** Start of DATA SEGMENT **
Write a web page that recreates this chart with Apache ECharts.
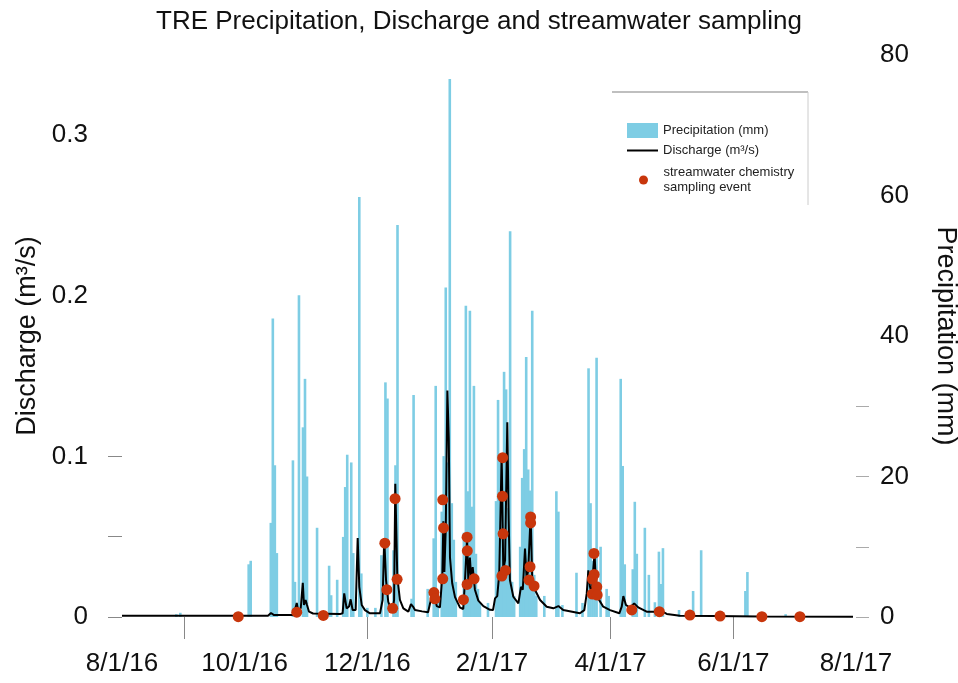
<!DOCTYPE html>
<html>
<head>
<meta charset="utf-8">
<title>TRE Precipitation, Discharge and streamwater sampling</title>
<script src="https://cdn.jsdelivr.net/npm/echarts@6/dist/echarts.min.js"></script>
<style>
    html, body { margin: 0; padding: 0; background: #fff; }
    #chart { width: 958px; height: 683px; }
</style>
</head>
<body>
<div id="chart"></div>
<script>
// days counted from 8/1/16
const precipDays = [27, 29, 63, 64, 74, 75, 76, 77, 85, 86, 88, 90, 91, 92, 97, 103, 104, 107,
    110, 111, 112, 114, 115, 118, 119, 122, 126, 129, 131, 132, 135, 136, 137, 144, 145, 152,
    155, 156, 157, 159, 160, 161, 162, 163, 164, 165, 166, 170, 171, 172, 173, 174, 175, 176,
    177, 178, 182, 186, 187, 188, 189, 190, 191, 192, 193, 194, 195, 198, 199, 200, 201, 202,
    203, 204, 205, 206, 210, 216, 217, 219, 226, 229, 232, 233, 234, 235, 236, 238, 241, 242,
    248, 249, 250, 254, 255, 256, 260, 262, 265, 267, 268, 269, 277, 284, 288, 310, 311, 330];
const precipMm = [0.4, 0.6, 7.5, 8, 13.4, 42.5, 21.6, 9.1, 22.3, 5, 45.8, 27, 33.9, 20, 12.7, 7.3, 3.1, 5.3,
    11.4, 18.5, 23.1, 22, 9.1, 59.8, 6.2, 1.3, 1.3, 8.8, 33.4, 31.1, 9.5, 21.6, 55.8, 2.6, 31.6, 4,
    11.2, 32.9, 3, 15, 22.9, 46.9, 22, 76.6, 16.2, 11, 5, 12, 44.3, 17.9, 43.6, 15.7, 32.9, 9,
    4, 2, 2, 16.5, 30.9, 22.9, 21, 34.9, 32.4, 15.5, 54.9, 5, 3, 10, 19.8, 23.9, 37, 21,
    18, 43.6, 6, 3, 3, 17.9, 15, 1.7, 6.3, 2, 35.4, 16.2, 8, 6, 36.9, 10, 4, 3,
    33.9, 21.5, 7.5, 6.8, 16.4, 9, 12.7, 6, 2.1, 9.3, 4.7, 9.8, 1, 3.7, 9.5, 3.7, 6.4, 0.4];

const flowDays = [0, 72.6, 74.1, 75.6, 85, 86, 86.9, 87.7, 88.9, 89.9, 90.5, 91.3, 92, 93, 95,
    108.4, 109.7, 110.5, 111.7, 112.9, 113.7, 114.7, 116.2, 117.2, 118, 119.2, 120.8, 123.3,
    128.3, 129.6, 130.4, 131.3, 132.4, 133.6, 134.6, 135.3, 135.9, 136.9, 138.2, 139.9, 142.4,
    143.7, 144.7, 145.7, 149.2, 152.2, 153.7, 154.8, 155.6, 156.5, 158.1, 159.3, 159.8, 160.3,
    161, 161.8, 162.5, 163.1, 164.2, 165.6, 168.1, 169.7, 170.6, 171.6, 172.2, 173, 173.7,
    174.4, 175.5, 177.2, 179.7, 183, 184.5, 185.5, 186.6, 187.6, 188.8, 189.6, 190.5, 191.6,
    192.3, 192.9, 194.6, 197.1, 198.4, 199.3, 200.4, 201.2, 202, 203.2, 204, 205.4, 207.9,
    211.2, 214.5, 217, 219.4, 227.7, 229.9, 231.1, 231.9, 232.7, 233.6, 234.3, 235, 235.7,
    236.8, 239.3, 242.7, 247.3, 248.5, 249.3, 250.6, 252.6, 254.7, 256.7, 260.9, 266, 267.2,
    268.5, 270.9, 277.5, 293.9, 317.3, 363.5];
const flowM3s = [0.0008, 0.0008, 0.0025, 0.0012, 0.0012, 0.0043, 0.0087, 0.0033, 0.0056, 0.0213, 0.0075, 0.0106, 0.0075, 0.0033, 0.0022,
    0.0018, 0.0023, 0.0147, 0.0054, 0.0065, 0.011, 0.0043, 0.0043, 0.0492, 0.0188, 0.0075, 0.0043, 0.0023,
    0.0023, 0.0106, 0.049, 0.023, 0.0095, 0.0054, 0.0043, 0.0106, 0.083, 0.025, 0.0106, 0.0054, 0.0033,
    0.008, 0.0065, 0.0043, 0.0035, 0.003, 0.0114, 0.017, 0.0124, 0.0068, 0.006, 0.026, 0.0596, 0.028,
    0.055, 0.141, 0.111, 0.037, 0.021, 0.0124, 0.0058, 0.005, 0.0236, 0.049, 0.023, 0.037, 0.023,
    0.031, 0.017, 0.0102, 0.0068, 0.0045, 0.0043, 0.0116, 0.013, 0.027, 0.1017, 0.029, 0.0354, 0.1213,
    0.06, 0.023, 0.0126, 0.0085, 0.0188, 0.017, 0.0427, 0.024, 0.029, 0.0634, 0.023, 0.0168, 0.0106,
    0.0064, 0.0054, 0.0068, 0.0043, 0.0023, 0.0043, 0.0147, 0.029, 0.019, 0.0147, 0.029, 0.0396, 0.019,
    0.0116, 0.0064, 0.0043, 0.0023, 0.0065, 0.013, 0.0075, 0.0058, 0.0085, 0.006, 0.0033, 0.0033, 0.0045,
    0.0035, 0.0019, 0.0008, 0.0006, 0.0003, 0.0002];

// streamwater chemistry sampling events
const sampleDays = [57.8, 86.9, 100.1, 130.7, 131.7, 134.6, 135.8, 136.8, 155.1, 155.6, 159.5, 159.9,
    159.5, 169.8, 171.6, 171.7, 171.6, 175.1, 189.3, 189.2, 189.5, 188.9, 190.7, 203.2, 203.2,
    202.9, 202.4, 204.9, 234.7, 234.8, 233.9, 236.1, 233.9, 236.3, 253.5, 267.2, 282.4, 297.4,
    318.2, 337.1];
const sampleM3s = [0.0002, 0.003, 0.001, 0.046, 0.017, 0.0054, 0.0737, 0.0235, 0.0152, 0.0113, 0.073, 0.0555,
    0.0238, 0.0108, 0.0497, 0.0412, 0.0203, 0.0238, 0.0992, 0.0752, 0.0518, 0.0255, 0.029, 0.0623, 0.0586,
    0.0313, 0.023, 0.0193, 0.0396, 0.0265, 0.0236, 0.0188, 0.0143, 0.0137, 0.0044, 0.0033, 0.0012, 0.0006,
    0.0002, 0.0002];

const xLabelDates = [[2016, 8, 1], [2016, 10, 1], [2016, 12, 1], [2017, 2, 1], [2017, 4, 1], [2017, 6, 1], [2017, 8, 1]];
const xTickDates = [[2016, 9, 1], [2016, 12, 1], [2017, 2, 1], [2017, 4, 1], [2017, 6, 1]];
const dischargeTicks = [0, 0.1, 0.2, 0.3];
const precipTicks = [0, 20, 40, 60, 80];

const START = new Date(2016, 7, 1).getTime();
const DAY = 86400000;

function toTime(d) {
    return START + d * DAY;
}
function ymd(a) {
    return new Date(a[0], a[1] - 1, a[2]).getTime();
}

document.addEventListener('DOMContentLoaded', function () {

    let chart = echarts.init(document.getElementById('chart'), null, { renderer: 'canvas' });
    const font = 'Liberation Sans, Arial, sans-serif';

    let precipData = precipDays.map((d, i) => [toTime(d), precipMm[i]]);
    let flowData = flowDays.map((d, i) => [toTime(d), flowM3s[i]]);
    let sampleData = sampleDays.map((d, i) => [toTime(d), sampleM3s[i]]);

    chart.setOption({
        animation: false,
        backgroundColor: '#fff',
        textStyle: { fontFamily: font },
        title: {
            text: 'TRE Precipitation, Discharge and streamwater sampling',
            left: 'center',
            top: 4,
            textStyle: { fontSize: 26, fontWeight: 'normal', color: '#111', fontFamily: font }
        },
        legend: [
            {
                data: [{ name: 'Precipitation (mm)', icon: 'rect' }],
                left: 627, top: 123, padding: 0,
                itemWidth: 31, itemHeight: 15,
                textStyle: { fontSize: 13, color: '#222' }
            },
            {
                data: [{ name: 'Discharge (m³/s)', icon: 'rect' }],
                left: 627, top: 144, padding: 0,
                itemWidth: 31, itemHeight: 2,
                textStyle: { fontSize: 13, color: '#222' }
            },
            {
                data: [{ name: 'sampling', icon: 'circle' }],
                left: 639, top: 165, padding: 0,
                itemWidth: 30, itemHeight: 9,
                formatter: () => 'streamwater chemistry\nsampling event',
                textStyle: { fontSize: 13, color: '#222', lineHeight: 15 }
            }
        ],
        graphic: [
            { type: 'line', shape: { x1: 612, y1: 92, x2: 808, y2: 92 }, style: { stroke: '#aaa', lineWidth: 1.5 } },
            { type: 'line', shape: { x1: 808, y1: 92, x2: 808, y2: 205 }, style: { stroke: '#ccc', lineWidth: 1 } }
        ],
        // keep the plot area fixed, names may sit near the edges
        grid: { left: 122, right: 102, top: 55, bottom: 66, outerBoundsMode: 'none' },
        xAxis: {
            // dates as timestamps on a value axis, so the label dates can be set directly
            type: 'value',
            min: ymd(xLabelDates[0]),
            max: ymd(xLabelDates[xLabelDates.length - 1]),
            axisLine: { show: false },
            splitLine: { show: false },
            axisTick: {
                show: true,
                customValues: xTickDates.map(ymd),
                length: 22,
                lineStyle: { color: '#888' }
            },
            axisLabel: {
                customValues: xLabelDates.map(ymd),
                margin: 34,
                fontSize: 26,
                color: '#111',
                hideOverlap: false,
                formatter: function (v) {
                    let d = new Date(v);
                    return (d.getMonth() + 1) + '/' + d.getDate() + '/' + String(d.getFullYear()).slice(2);
                }
            }
        },
        yAxis: [
            {
                type: 'value',
                min: 0,
                max: 0.35,
                name: 'Discharge (m³/s)',
                nameLocation: 'middle',
                nameGap: 78,
                nameRotate: 90,
                nameTextStyle: { fontSize: 27, color: '#111' },
                axisLine: { show: false },
                splitLine: { show: false },
                axisTick: { show: true, customValues: [0, 0.05, 0.1], length: 14, lineStyle: { color: '#888' } },
                axisLabel: { customValues: dischargeTicks, margin: 34, fontSize: 26, color: '#111' }
            },
            {
                type: 'value',
                min: 0,
                max: 80,
                position: 'right',
                name: 'Precipitation (mm)',
                nameLocation: 'middle',
                nameGap: 76,
                nameRotate: -90,
                nameTextStyle: { fontSize: 27, color: '#111' },
                axisLine: { show: false },
                splitLine: { show: false },
                axisTick: { show: true, customValues: [0, 10, 20, 30], length: 13, lineStyle: { color: '#aaa' } },
                axisLabel: { customValues: precipTicks, margin: 24, fontSize: 26, color: '#111' }
            }
        ],
        series: [
            {
                name: 'Precipitation (mm)',
                type: 'bar',
                yAxisIndex: 1,
                barWidth: 2.6,
                itemStyle: { color: '#7ecde4' },
                data: precipData,
                z: 1
            },
            {
                name: 'Discharge (m³/s)',
                type: 'line',
                yAxisIndex: 0,
                symbol: 'none',
                lineStyle: { color: '#000', width: 2 },
                itemStyle: { color: '#000' },
                data: flowData,
                z: 2
            },
            {
                name: 'sampling',
                type: 'scatter',
                yAxisIndex: 0,
                symbolSize: 11,
                itemStyle: { color: '#c8360c', opacity: 1 },
                data: sampleData,
                z: 3
            }
        ]
    });

});
</script>
</body>
</html>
** End of DATA SEGMENT **
▸ **DIRECTIVE**:
Pictures are excluded: retype only the lines from the beginning of the listing above through the line with "3.7, 6.4, 0.4];", both included.

▸ **THE ANSWER**:
Write a web page that recreates this chart with Apache ECharts.
<!DOCTYPE html>
<html>
<head>
<meta charset="utf-8">
<title>TRE Precipitation, Discharge and streamwater sampling</title>
<script src="https://cdn.jsdelivr.net/npm/echarts@6/dist/echarts.min.js"></script>
<style>
    html, body { margin: 0; padding: 0; background: #fff; }
    #chart { width: 958px; height: 683px; }
</style>
</head>
<body>
<div id="chart"></div>
<script>
// days counted from 8/1/16
const precipDays = [27, 29, 63, 64, 74, 75, 76, 77, 85, 86, 88, 90, 91, 92, 97, 103, 104, 107,
    110, 111, 112, 114, 115, 118, 119, 122, 126, 129, 131, 132, 135, 136, 137, 144, 145, 152,
    155, 156, 157, 159, 160, 161, 162, 163, 164, 165, 166, 170, 171, 172, 173, 174, 175, 176,
    177, 178, 182, 186, 187, 188, 189, 190, 191, 192, 193, 194, 195, 198, 199, 200, 201, 202,
    203, 204, 205, 206, 210, 216, 217, 219, 226, 229, 232, 233, 234, 235, 236, 238, 241, 242,
    248, 249, 250, 254, 255, 256, 260, 262, 265, 267, 268, 269, 277, 284, 288, 310, 311, 330];
const precipMm = [0.4, 0.6, 7.5, 8, 13.4, 42.5, 21.6, 9.1, 22.3, 5, 45.8, 27, 33.9, 20, 12.7, 7.3, 3.1, 5.3,
    11.4, 18.5, 23.1, 22, 9.1, 59.8, 6.2, 1.3, 1.3, 8.8, 33.4, 31.1, 9.5, 21.6, 55.8, 2.6, 31.6, 4,
    11.2, 32.9, 3, 15, 22.9, 46.9, 22, 76.6, 16.2, 11, 5, 12, 44.3, 17.9, 43.6, 15.7, 32.9, 9,
    4, 2, 2, 16.5, 30.9, 22.9, 21, 34.9, 32.4, 15.5, 54.9, 5, 3, 10, 19.8, 23.9, 37, 21,
    18, 43.6, 6, 3, 3, 17.9, 15, 1.7, 6.3, 2, 35.4, 16.2, 8, 6, 36.9, 10, 4, 3,
    33.9, 21.5, 7.5, 6.8, 16.4, 9, 12.7, 6, 2.1, 9.3, 4.7, 9.8, 1, 3.7, 9.5, 3.7, 6.4, 0.4];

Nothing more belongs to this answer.